WEF has been acting for decades to make banking criminogenic. They have pushed the three “de’s” – deregulation, desupervision, and de facto decriminalization. They have favored executive compensation systems. They have pushed for ease of entry. And they have spread the myth that fraud by corporate elites is “rare.” WEF has optimized the intensely criminogenic environments that produce recurrent, intensifying fraud epidemics, bubbles, and financial crises.
WEF’s complacency about accounting control fraud has led to its embarrassing failures in finance.
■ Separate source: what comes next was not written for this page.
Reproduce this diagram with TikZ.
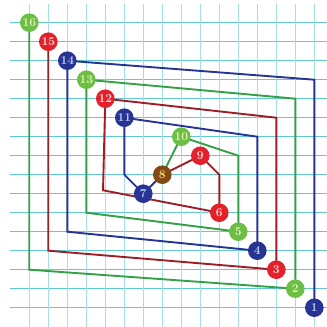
\documentclass[tikz,border=0pt]{standalone}
\usetikzlibrary{calc}
\definecolor{gridh}{RGB}{98,202,207}
\definecolor{gridv}{RGB}{165,224,230}
\definecolor{bl}{RGB}{40,52,148}
\definecolor{blt}{RGB}{190,205,240}
\definecolor{gnn}{RGB}{108,190,68}
\definecolor{gnt}{RGB}{232,242,185}
\definecolor{gnl}{RGB}{52,160,72}
\definecolor{rdn}{RGB}{228,32,42}
\definecolor{rdt}{RGB}{255,225,225}
\definecolor{rdl}{RGB}{158,30,40}
\definecolor{brn}{RGB}{130,72,22}
\definecolor{brt}{RGB}{242,222,110}
\tikzset{
  hline/.style={draw=gridh, line width=1.1pt},
  vline/.style={draw=gridv, line width=1.5pt},
  conn/.style={line width=1.9pt, line join=miter},
  num/.style={circle, inner sep=0pt, minimum size=18.6pt, font=\fontsize{12}{12}\selectfont\bfseries},
  bnode/.style={num, fill=bl, text=blt},
  gnode/.style={num, fill=gnn, text=gnt},
  rnode/.style={num, fill=rdn, text=rdt},
  knode/.style={num, fill=brn, text=brt},
}
\begin{document}
\begin{tikzpicture}[x=19pt,y=-19pt]
\useasboundingbox (-1.542,-1.195) rectangle (15.668,15.963);
\begin{scope}
\clip (-1.542,-1.195) rectangle (15.668,15.963);
\foreach \j in {0,...,15} \draw[hline] (-1,\j) -- (16.5,\j);
\foreach \i in {0,...,15} \draw[vline] (\i,-1) -- (\i,16.5);
\end{scope}
% node positions
\coordinate (p1) at (15,15);
\coordinate (p2) at (14,14);
\coordinate (p3) at (13,13);
\coordinate (p4) at (12,12);
\coordinate (p5) at (11,11);
\coordinate (p6) at (10,10);
\coordinate (p7) at (6,9);
\coordinate (p8) at (7,8);
\coordinate (p9) at (9,7);
\coordinate (p10) at (8,6);
\coordinate (p11) at (5,5);
\coordinate (p12) at (4,4);
\coordinate (p13) at (3,3);
\coordinate (p14) at (2,2);
\coordinate (p15) at (1,1);
\coordinate (p16) at (0,0);
% corners
\coordinate (c1) at (15,3);
\coordinate (c2) at (14,4);
\coordinate (c3) at (13,5);
\coordinate (c4) at (12,6);
\coordinate (c5) at (11,7);
\coordinate (c6) at (10,8);
\coordinate (d16) at (0,13);
\coordinate (d15) at (1,12);
\coordinate (d14) at (2,11);
\coordinate (d13) at (3,10);
\coordinate (d12) at (3.88,8.82);
\coordinate (d11) at (5,8);
% connectors
\draw[conn, bl] (p14) -- (c1) -- (p1);
\draw[conn, gnl] (p13) -- (c2) -- (p2);
\draw[conn, rdl] (p12) -- (c3) -- (p3);
\draw[conn, bl] (p11) -- (c4) -- (p4);
\draw[conn, gnl] (p10) -- (c5) -- (p5);
\draw[conn, rdl] (p9) -- (c6) -- (p6);
\draw[conn, gnl] (p16) -- (d16) -- (p2);
\draw[conn, rdl] (p15) -- (d15) -- (p3);
\draw[conn, bl] (p14) -- (d14) -- (p4);
\draw[conn, gnl] (p13) -- (d13) -- (p5);
\draw[conn, rdl] (p12) -- (d12) -- (p6);
\draw[conn, bl] (p11) -- (d11) -- (p7);
\draw[conn, bl] (p7) -- (p8);
\draw[conn, gnl] (p8) -- (p10);
\draw[conn, rdl] (p8) -- (p9);
% nodes
\node[bnode] (n1) at (p1) {1};
\node[gnode] (n2) at (p2) {2};
\node[rnode] (n3) at (p3) {3};
\node[bnode] (n4) at (p4) {4};
\node[gnode] (n5) at (p5) {5};
\node[rnode] (n6) at (p6) {6};
\node[bnode] (n7) at (p7) {7};
\node[knode] (n8) at (p8) {8};
\node[rnode] (n9) at (p9) {9};
\node[gnode] (n10) at (p10) {10};
\node[bnode] (n11) at (p11) {11};
\node[rnode] (n12) at (p12) {12};
\node[gnode] (n13) at (p13) {13};
\node[bnode] (n14) at (p14) {14};
\node[rnode] (n15) at (p15) {15};
\node[gnode] (n16) at (p16) {16};
\end{tikzpicture}
\end{document}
It’s “competitiveness” scales and “financial market development” scales have praised the most criminogenic financial systems – Iceland, Ireland, the UK, the U.S., and Spain – even as the largest banks in those Nations were (in reality) destroyed along with the much of the national economy. Similarly, the WEF’s “global risks” series has proven unable to identify the major financial risks until the hurricane has roared through the system. The central problems are the same – the WEF “stakeholder” premise and the WEF’s domination by powerful corporations is an elaborate propaganda apparatus that assumes away the reality of how CEOs running control frauds use compensation (and the power to hire, promote, and fire) and political power to deliberately create the perverse incentives that produce widespread fraud. The irony is that the WEF’s dogmas have encouraged elite frauds to drive stakes through the stakeholders.